Книга Фомы Кемпийского совершенно особенная: его слова так глубоки и серьезны, что их невозможно читать без волнения и почти страха, по крайней мере если читать с искренним стремлением к свету и истине, его язык – то истинное красноречие, которое способно завоевать сердца, потому что оно идет из сердца. В тебе ведь тоже есть это. Папа написал мне о несчастном случае, который произошел дома у дяди Винсента. Ты, должно быть, тоже об этом слышал: однажды вечером жена преподобного Рихарда упала с лестницы и теперь пребывает в весьма тяжелом состоянии. И вот так ежедневно слышишь то одно, то другое, везде и отовсюду, и у меня, по крайней мере, создается впечатление, что «дни печальны». Ибо, хоть нас самих это и не касается, ты все же чувствуешь, что и нас может постичь эта участь и как будто нам суждено то же самое. «The fashion of this world passeth away – yet would I have thee without carefulness»[39].

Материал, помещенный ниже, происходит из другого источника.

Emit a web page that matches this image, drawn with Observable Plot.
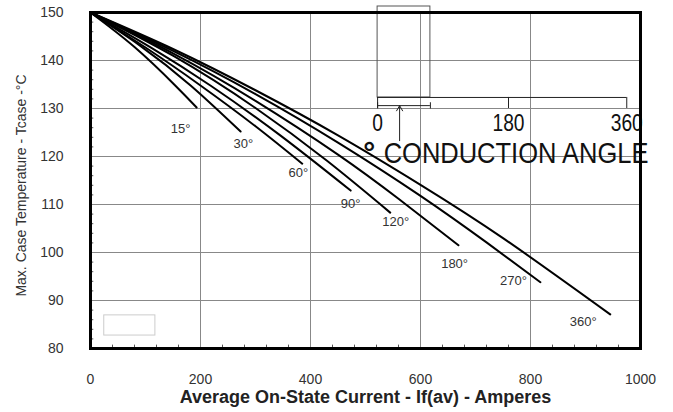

«А я хочу, чтобы вы были без забот» – разве это не означает постольку, поскольку касается нас: почувствуй все эти вещи, «feel thy sorrows»[40] и храни их в твоем сердце вместе с остальными, но иди своим путем, «пойди обратно своею дорогою», оставайся таким же, каким был вначале, когда ты искал добро и полагал, что нашел что-то, – потому что и Бог такой же, как был вначале, и в Нем нет изменений и ни тени перемены; пусть внутри тебя будет твердый дух, и верь в Бога, потому что те, кто в Него верует, не постыдятся. Мы видим это в нашем отце, который чувствует все эти страдания, все невзгоды, а также весь грех вокруг себя, он проявляет участие и помогает как только может и все же неизменно идет своим путем, творя добро и не озираясь назад. Да, так и есть, у него такой же дух, какой был у Христа, тот дух, о котором Он сказал: «Отче! в руки Твои предаю дух Мой». У очень многих он есть – хотя и не в такой мере, так что и нам под силу его достичь, это не безнадежная задача.
«Ревностно исправляйте свою жизнь», – написано в книге Фомы Кемпийского, и это то, что следует делать, не сдаваясь, даже если становится страшно от всего того дурного, что в нас есть, что нас по праву заставляет сказать: «Именно я навлек это горе на себя и остальных», ибо для того, кто так настроен, его время настало, он – «the very man»[41]. Для таких сказано: «должно вам родиться свыше». Для таких слово Божье будет светочем, а Он сам через это слово – Другом и Утешителем, и печаль ради Бога произведет то, что Он произведет, если ее не убояться.